I’m a massive fan of paper engineered books and hands down my favourite is “The Magic Show”. Could you tell me a little bit about the development of the book and its impact?

The ultimate challenge is to invent a trick that will fool people without a magician present and performing it; self-performing magic. Even more challenging is to use only paper. This is what I set out to do. Design a book that would perform magic. When I design my Christmas cards I try to make them “tricks”. Several of the tricks in the book started as one of my past Christmas cards. People only see the end result of the book and don’t see the enormous amount of time and effort put in by not only me, but the many people involved in making it. From my co-author Anne, to Steve Ellis the artist, the staff at the publishing company which includes the editor and design department, the paper engineering consultants, the many variations of tricks we tried that didn’t work, the seventy people on the assembly line in Ecuador that actually hand assembled each book. I remember being in Ecuador when the first copies came off the assembly line for me to approve. When finally holding the first finished book in my hands, looking through it I only saw it as printed cardboard pages. It was very anti-climactic. I thought to myself, “all this work for this…?” It was a letdown. I was so tired of it that I didn’t see the magic; I only saw a bunch of printed cardboard pages. Later, when people started to tell me how much they loved it including people I really respected, I started to see the magic again. It’s now been almost 20 years since it was published and people still talk about the book, which I never would have imagined would happen.

 

Lots of your toys/games/puzzles seem to have a strong magical influence. When you invent them how does your magical background help?
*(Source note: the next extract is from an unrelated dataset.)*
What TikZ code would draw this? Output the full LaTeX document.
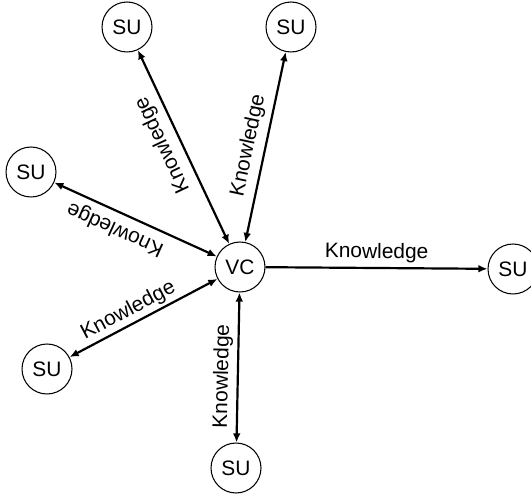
\documentclass[tikz,border=0pt]{standalone}
\usepackage{fontspec}
\setmainfont{Liberation Sans}
\usetikzlibrary{arrows.meta}

\begin{document}
\begin{tikzpicture}[x=0.02cm, y=0.02cm,
    unit/.style={circle, draw, line width=0.6pt, minimum size=1cm, inner sep=0pt,
                 font=\fontsize{11.9}{14}\selectfont},
    arrow/.style={line width=1.25pt, >={Latex[length=5.2pt,width=4.4pt]}},
    lbl/.style={sloped, allow upside down, above, inner sep=2.5pt,
                font=\fontsize{11.9}{14}\selectfont}
]
    \useasboundingbox (0,0) rectangle (531,494);

    % Virtual centre
    \node[unit] (vc) at (240,227) {VC};

    % Secondary users
    \node[unit] (su1) at (127,467) {SU};
    \node[unit] (su2) at (291,467) {SU};
    \node[unit] (su3) at (31,322) {SU};
    \node[unit] (su4) at (513,225) {SU};
    \node[unit] (su5) at (47,125) {SU};
    \node[unit] (su6) at (236,26) {SU};

    % Knowledge exchange
    \draw[arrow, <->] (vc) -- node[lbl, pos=0.55, inner sep=4pt] {Knowledge} (su1);
    \draw[arrow, <->] (vc) -- node[lbl, pos=0.49, inner sep=3.5pt] {Knowledge} (su2);
    \draw[arrow, <->] (vc) -- node[lbl, pos=0.58, inner sep=3.5pt] {Knowledge} (su3);
    \draw[arrow, ->] (vc) -- node[lbl, pos=0.5] {Knowledge} (su4);
    \draw[arrow, <->] (su5) -- node[lbl, pos=0.44, inner sep=1.5pt] {Knowledge} (vc);
    \draw[arrow, <->] (su6) -- node[lbl, pos=0.44] {Knowledge} (vc);

\end{tikzpicture}
\end{document}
There are two ways to invent a trick, toy, game or puzzle. First would be to start from a theme, a name, or something specific you would like to do. For example, you might want to make a pen disappear, or make a game about the stock market. The second way to invent is to start with a principle and explore it. This is the way I like to work; start with a principle and see where it takes me. Many of the principles I start with use magic, illusions, and mirrors. My exploration of ideas with mirrors began in the early 1970’s, while I was a student at the School of Visual Arts in NY. I made a business card using a mirror to reflect my name, and it was my first idea with a mirror. Around the same time, in a design class where we were given different assignments each week, I put a half cube on a mirror, which combined with the reflection to create the illusion of a cube. More than 10 years later this evolved into my first marketed mirror puzzle called “Optical Conclusions”. I kept thinking about mirrors because i felt there was more there. I developed many other ideas with mirrors, including my “Dracula Bank” marketed by Tenyo, and a game called “Illusion” where some pieces appeared to be a different color when reflected in the mirror. This was marketed as “Rubik’s Illusion”. Principles and ideas can take years of exploring and incubation time before you realize their full potential. It took several years after the illusion game before I realized what seems to be obvious now but wasn’t then, that I could put images instead of colors on the pieces and create a puzzle. This became my Harry Potter mirror puzzles.

 

Another thing that strikes me about your work is how playful it is. How can we sustain play into adulthood?

The biggest obstacle to play is a new phenomenon that didn’t exist when I was growing up. It’s called mobile devices, iPads, Facebook, texting, social media, etc. I watched TV when I was a kid, but this was only a small part of my day and was very primitive compared to what we have today. This new phenomenon is much more addictive, isolating, all consuming, all of the time, and causing many problems that didn’t exist before, not only for kids, but also for adults. If you want to sustain play, try to get away from this stuff and interact with people in the real world and the old way, without the distraction and addiction of this new phenomenon.